Kesiapan Penerbit dan Strategi Perlindungan Konten di Tengah Arus AI
Dua pembicara di panel “Preparing for the Future: Publisher’ Preparedness and Engagement Strategy in the Era of AI” membahas tantangan dan solusi bagi penerbit. Sergio Spagnuolo, Executive Director of Nucleo Journalismo asal Brasil, mengungkapkan hasil riset menarik: Indonesia dan Brasil memiliki kebijakan AI yang sangat permisif. Hanya 5-6 persen situs web media yang memblokir setidaknya satu agen AI dalam file robot.txt mereka, jauh berbeda dengan 35 persen di Amerika Serikat. “Kami akan segera merilis sebuah alat untuk penerbit menghasilkan file robot.txt Anda sendiri, untuk membantu Anda memblokir bot apapun yang ingin Anda blokir,” katanya, menawarkan solusi praktis.
Matt Prewitt, President of RadicalxChange Foundation, menutup diskusi dengan penekanan krusial: jurnalis harus memastikan semua konten dan materi yang mereka produksi terlindungi.

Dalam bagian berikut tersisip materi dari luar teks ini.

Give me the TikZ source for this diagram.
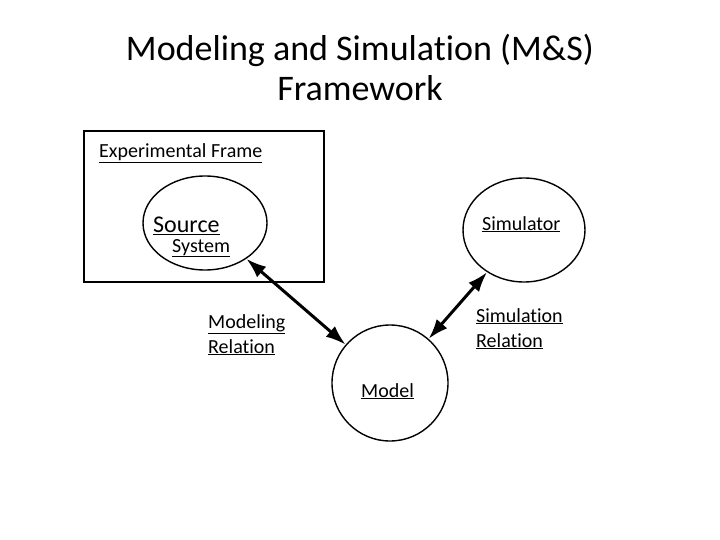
\documentclass[tikz,border=0pt]{standalone}
\usepackage{fontspec}
\setmainfont{Carlito}[Ligatures=NoCommon]
\usetikzlibrary{arrows.meta,shapes.geometric}
\tikzset{
  every picture/.style={x=1pt, y=-1pt, font=\fontsize{20}{25}\selectfont},
  blob/.style={draw, ellipse, line width=1.4pt, inner sep=0pt},
  lbl/.style={inner sep=0pt, anchor=base west},
  rel/.style={inner sep=0pt, anchor=north west, align=left},
  link/.style={<->, line width=3pt, >={Latex[length=20pt,width=14pt]}},
}
\newcommand{\ul}[1]{\underline{#1}}
\begin{document}
\begin{tikzpicture}
  \path[use as bounding box] (0,0) rectangle (720,540);
  % title
  \node[align=center, font=\fontsize{36}{40}\selectfont] (title) at (360,67)
    {Modeling and Simulation (M\&S)\\Framework};
  % experimental frame with the source system
  \node[draw, line width=1.8pt, minimum width=240pt, minimum height=151pt] (frame) at (204,206.5) {};
  \node[lbl] (eflbl) at (99,158) {\ul{Experimental Frame}};
  \node[blob, minimum width=124pt, minimum height=94pt] (src) at (205,223) {};
  \node[lbl, font=\fontsize{24}{28}\selectfont] (srclbl) at (153,233) {\ul{Source}};
  \node[lbl] (syslbl) at (172,252) {\ul{System}};
  % simulator and model
  \node[blob, minimum width=122pt, minimum height=104pt] (sim) at (524,230) {};
  \node[lbl] (simlbl) at (482,230) {\ul{Simulator}};
  \node[blob, circle, minimum size=116pt] (model) at (390,383) {};
  \node[lbl] (modlbl) at (361,397) {\ul{Model}};
  % relations
  \draw[link] (src) -- (model);
  \draw[link] (sim) -- (model);
  \node[rel] (mrel) at (208,314) {\ul{Modeling}\\\ul{Relation}};
  \node[rel] (srel) at (476,308) {\ul{Simulation}\\\ul{Relation}};
\end{tikzpicture}
\end{document}
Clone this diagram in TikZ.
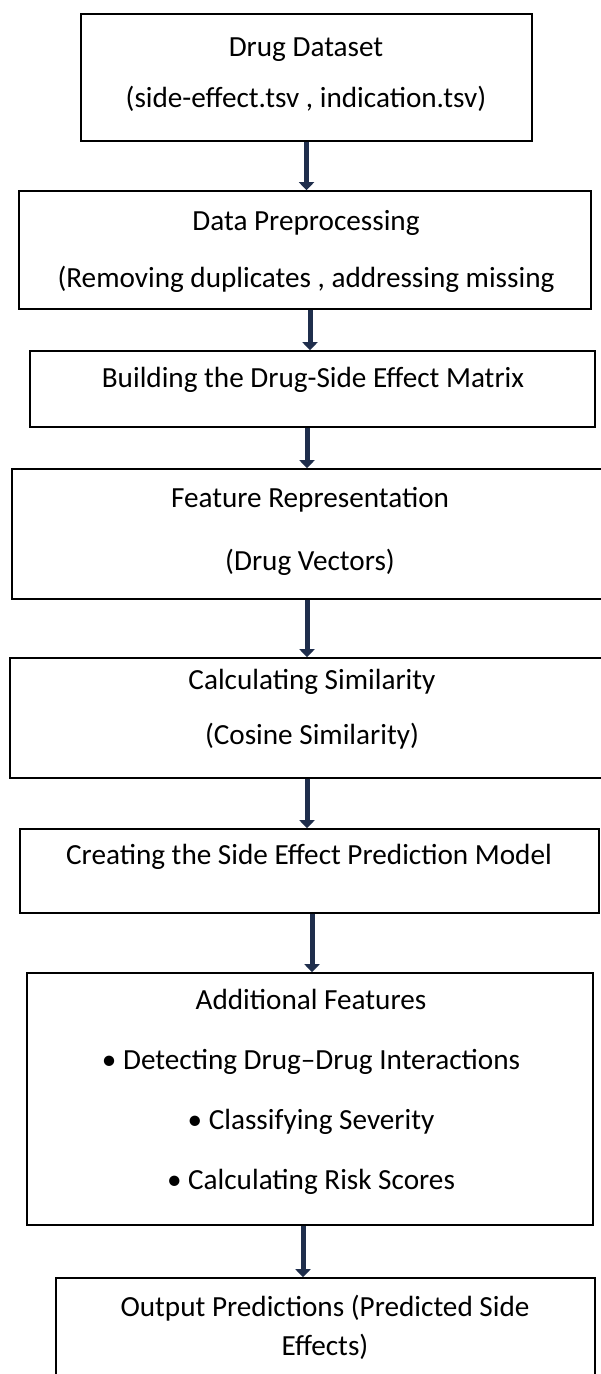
\documentclass[tikz,border=0pt]{standalone}
\usepackage{fontspec}
\setmainfont{Carlito}
\usetikzlibrary{fit}
\usetikzlibrary{arrows.meta}
\definecolor{darknavy}{HTML}{1F2E4C}
\tikzset{
  % process boxes (drawn round their corner points)
  stage/.style={draw=black, line width=0.8pt, inner sep=0pt},
  % text lines inside the boxes
  lbl/.style={align=center, inner sep=0pt, font=\fontsize{14.6}{17.5}\selectfont},
  % thick arrows between the stages
  flow/.style={darknavy, line width=2.5pt, -{Triangle[width=7.5pt,length=4pt]}},
}
\begin{document}
\begin{tikzpicture}[x=0.5pt, y=-0.5pt]
        \useasboundingbox (0,0) rectangle (600,1374);

        \node[stage, fit={(81,14) (532,141)}] (1) {};
        \node[stage, fit={(19,191) (591,309)}] (2) {};
        \node[stage, fit={(30,351) (595,427)}] (3) {};
        \node[stage, fit={(12,469) (608,599)}] (4) {};
        \node[stage, fit={(10,658) (610,778)}] (5) {};
        \node[stage, fit={(20,829) (599,913)}] (6) {};
        \node[stage, fit={(27,973) (593,1225)}] (7) {};
        \node[stage, fit={(56,1278) (595,1390)}] (8) {};

        \node[lbl] (t1) at (306,74.5) {Drug Dataset\\[8pt](side-effect.tsv , indication.tsv)};
        \node[lbl] (t2) at (306,251.5) {Data Preprocessing\\[11pt](Removing duplicates , addressing missing};
        \node[lbl] (t3) at (313,380) {Building the Drug-Side Effect Matrix};
        \node[lbl] (t4) at (310,531.5) {Feature Representation\\[14pt](Drug Vectors)};
        \node[lbl] (t5) at (312,709.5) {Calculating Similarity\\[10pt](Cosine Similarity)};
        \node[lbl] (t6) at (309,857) {Creating the Side Effect Prediction Model};
        \node[lbl] (t7) at (311,1092) {Additional Features\\[12.5pt]• Detecting Drug–Drug Interactions\\[12.5pt]• Classifying Severity\\[12.5pt]• Calculating Risk Scores};
        \node[lbl] (t8) at (325,1327.5) {Output Predictions (Predicted Side\\[2pt]Effects)};

        \draw [flow] (1.south) -- (1.south |- 2.north);
        \draw [flow] ([xshift=2.5pt]2.south) -- ([xshift=2.5pt]2.south |- 3.north);
        \draw [flow] ([xshift=-2.75pt]3.south) -- ([xshift=-2.75pt]3.south |- 4.north);
        \draw [flow] ([xshift=-1.5pt]4.south) -- ([xshift=-1.5pt]4.south |- 5.north);
        \draw [flow] ([xshift=-1.5pt]5.south) -- ([xshift=-1.5pt]5.south |- 6.north);
        \draw [flow] ([xshift=1.25pt]6.south) -- ([xshift=1.25pt]6.south |- 7.north);
        \draw [flow] ([xshift=-3.5pt]7.south) -- ([xshift=-3.5pt]7.south |- 8.north);
      \end{tikzpicture}
\end{document}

Mereka juga perlu menyiapkan perizinan sesuai kedalaman data yang digunakan. “Mereka harus mengumpulkan kekuatan untuk bernegosiasi dengan perusahaan teknologi dalam hal akses AI dan bagaimana informasi dapat dibagikan. Tidak mengontrol akses terhadap konten Anda akan mengakibatkan penurunan dukungan pasar lebih lanjut untuk organisasi media,” pungkas Matt, menyerukan kolaborasi dan strategi terpadu demi keberlangsungan jurnalisme di masa depan yang didominasi AI.